Ok, bowling is fun and requires movement, and that is great for engaging students. However, in this digital era in which we live, teachers have to embrace technology. I realize that technological devices are an important part of my student’s (and my own) lives. Luckily, there are really great online tools for working with fractions! Kathy has created a page with links to interactive fraction websites. I recommend Fraction Bowling as a follow up to the classroom bowling activity. There are a lot more ways to make fractions fun, so why not engage, inspire, enjoy!

Math Literacy – beyond terminology

An important element of critical thinking on any topic is literacy, or competence. Math is no exception. In order for students to gain a deeper understanding of mathematical concepts, they must first become math literate. This means that students can apply mathematical reasoning skills to help them solve real world problems. It sounds like a daunting task, but it doesn’t have to be so grand. For young students math literacy involves knowing if they should use addition or subtraction to solve a word problem. This can transfer to the real world experience of biking to the corner store to purchase a treat, and making sure that the correct change was received. Older students will have more complex real world experiences, such as, earning enough money to purchase tickets for a concert. They can be encouraged to set up equations while problem solving.

Our job as teachers is to ensure that each student becomes math literate. The first step is to promote an expectation of success in math for all of our students.
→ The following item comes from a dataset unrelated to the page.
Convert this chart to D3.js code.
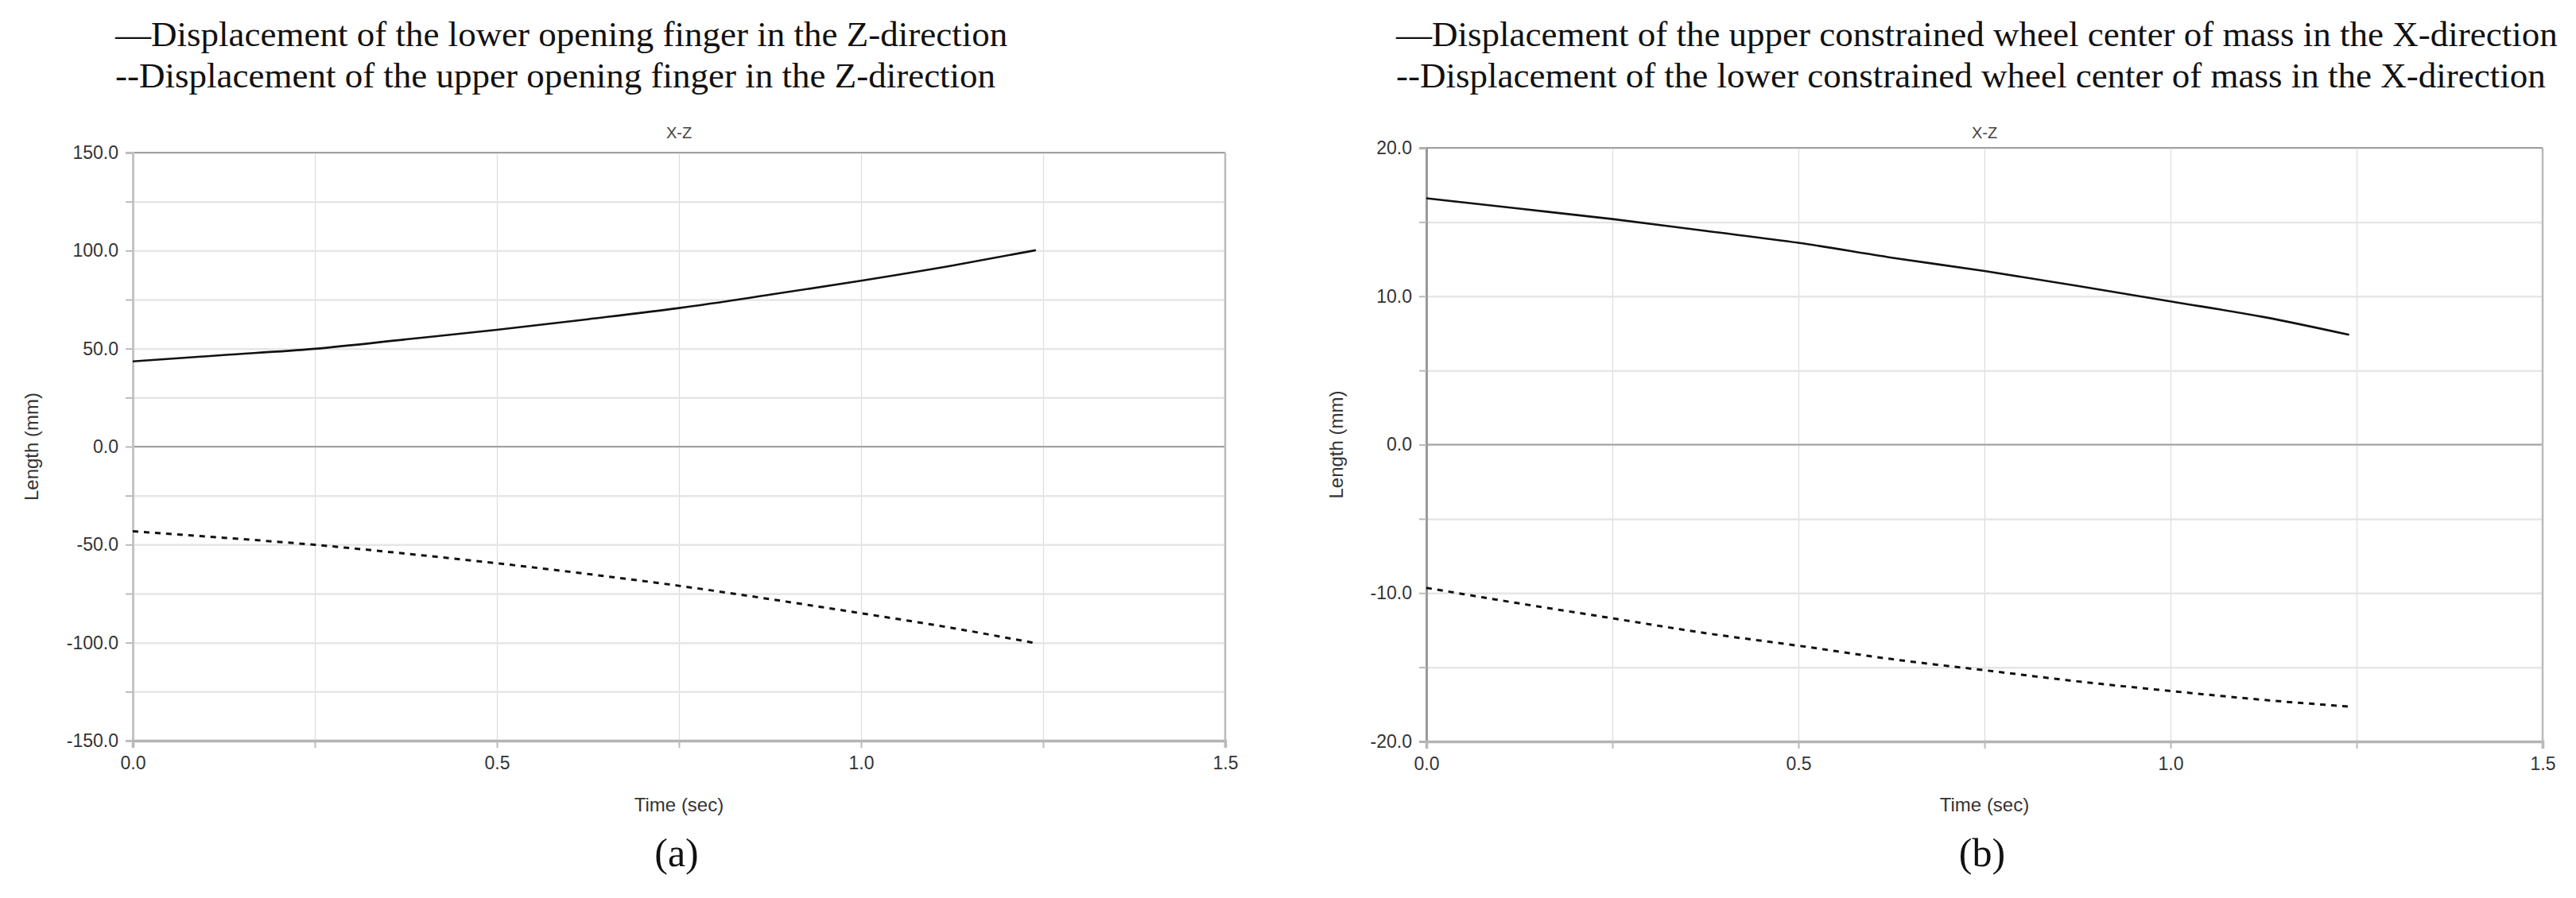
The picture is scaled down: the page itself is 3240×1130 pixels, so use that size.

We have to believe that our students can do well, and then they will believe it too. Set up a culture of critical thinking on a variety of numerical topics. Invite students to create their own math problems, and to solve them. Set aside some class time for a discussion of thoughts about math. Tell students that there are no bad ideas, and watch the discussion grow. Even if no actual math computations are made, the discussion will reinforce the idea that math is important and that everyone can be good at it with practice.

Students need to understand that the mathematical language is important in conveying ideas, but math literacy goes beyond knowing terms. It involves a deeper thinking, the ability to view problems from multiple perspectives, and to apply previous knowledge to new situations. Giving our students the time and the skills to develop competence in math gives them the confidence for continued academic success.